Share your knowledge & expertise

If there is something your client hasn’t thought about that you know could improve the work that you’re doing for them, open a dialogue and get chatting about it. Being knowledgeable is another demonstration of your skills and expertise.

Creating additional income

Residual income (some people call this passive income) can be a great additional revenue to help your business survive those quieter months. It is also a great use of your own time when you have little client work scheduled in.

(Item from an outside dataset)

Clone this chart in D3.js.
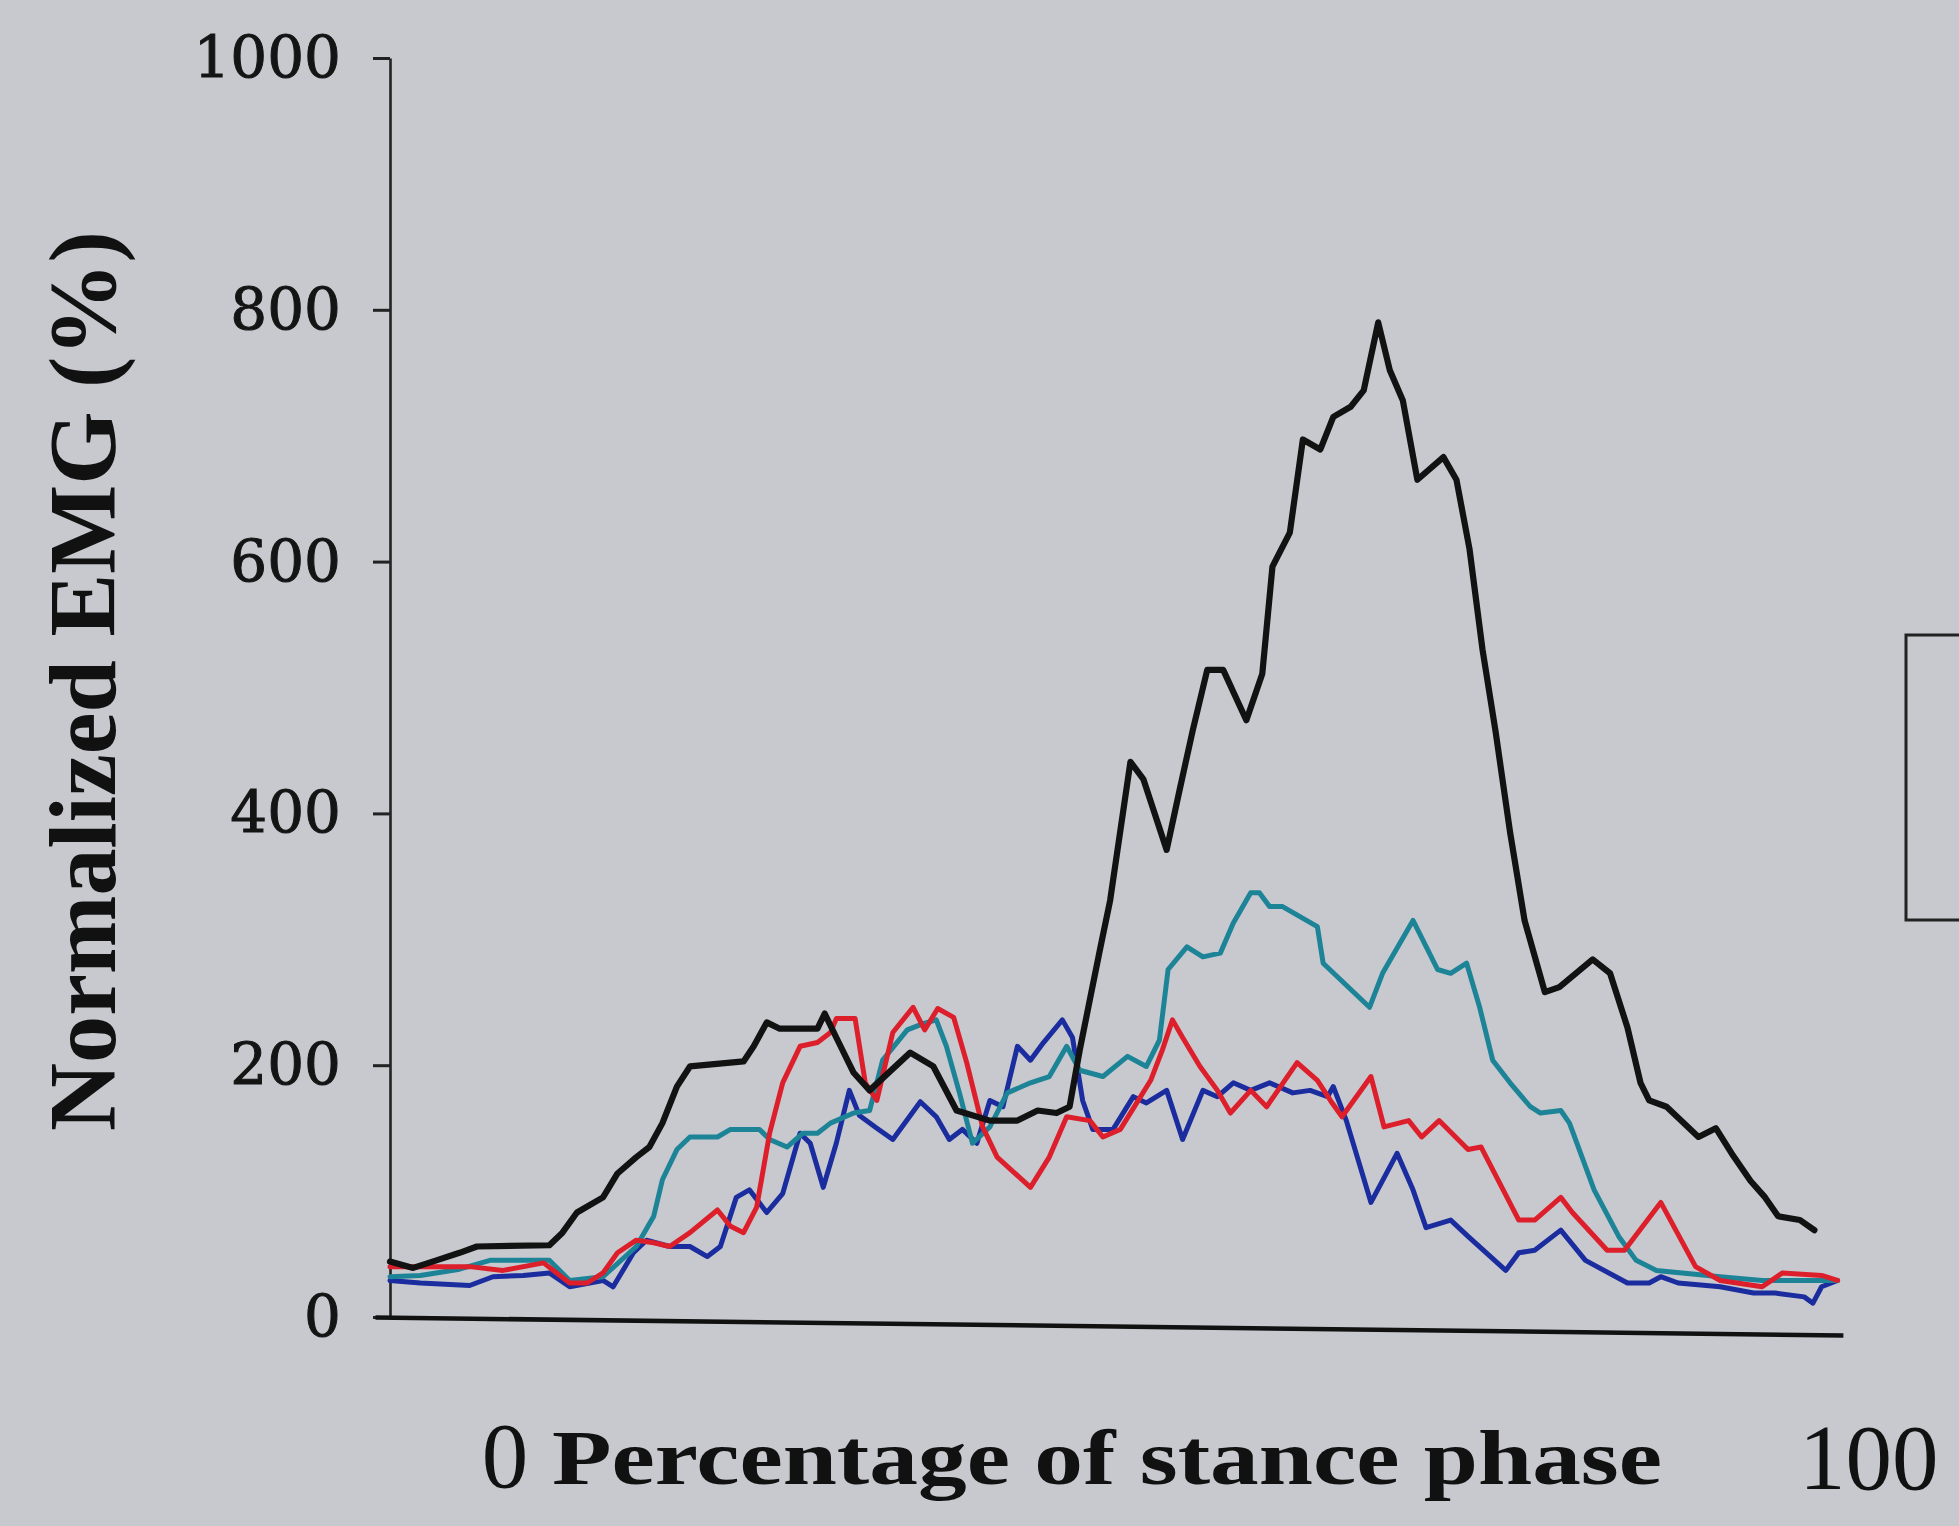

Start selling your own designs on products

As a creative you will more than likely be working on your own personal projects when you are not working on client briefs. You will most likely be creating engaging images for posts on Instagram so why not adapt these in to physical products that you can sell online or in person.

Selling online

Whether you decide to go down the route of having your own commerce store , or setting up a shop on a marketplace such as Etsy, having your own products to sell can give you some much needed additional income. I use Etsy as I found managing 2 levels of stock time consuming when I have a million other things going on as a business owner.

I use artwork that I create for my socials to make products such as badges and stationery! My yearly calendars have been one of my bestselling items. I generally find that on the lead up to Christmas my client work slows down. So having an item that sells well can help me get through the quieter months.

My featured items on my etsy store

Selling in person

I’ve done a few craft fairs over the years, some with success, some with not so much. The cost of the table alone can be quite expensive. So it is important to choose an event that is suitable for you to sell your wares. Do your research: somewhere with a great location where there is guaranteed to be footfall always helps.

Royalty based websites

There are some fantastic places to upload your designs and gain a royalty per sale. This is great as you don’t have the expense of investing in physical stock that you need to hold. Here are just a few examples.

Redbubble is an active marketplace allowing you to upload your artwork on to a multitude of products. You can also specify your profit on each item. Another fantastic UK based site is Art Wow. This business actively offers wholesale so your products can end up being in stores as well as being sold online.

Lastly there is Thortful – a greetings card marketplace full of designs from independent designers. I have been a part of Thortful since its early days and with a few best sellers you can have a nice bit of extra income each month. With Thortful it is important to regularly update your designs. Be current and on trend and to also promote your designs on your own social media.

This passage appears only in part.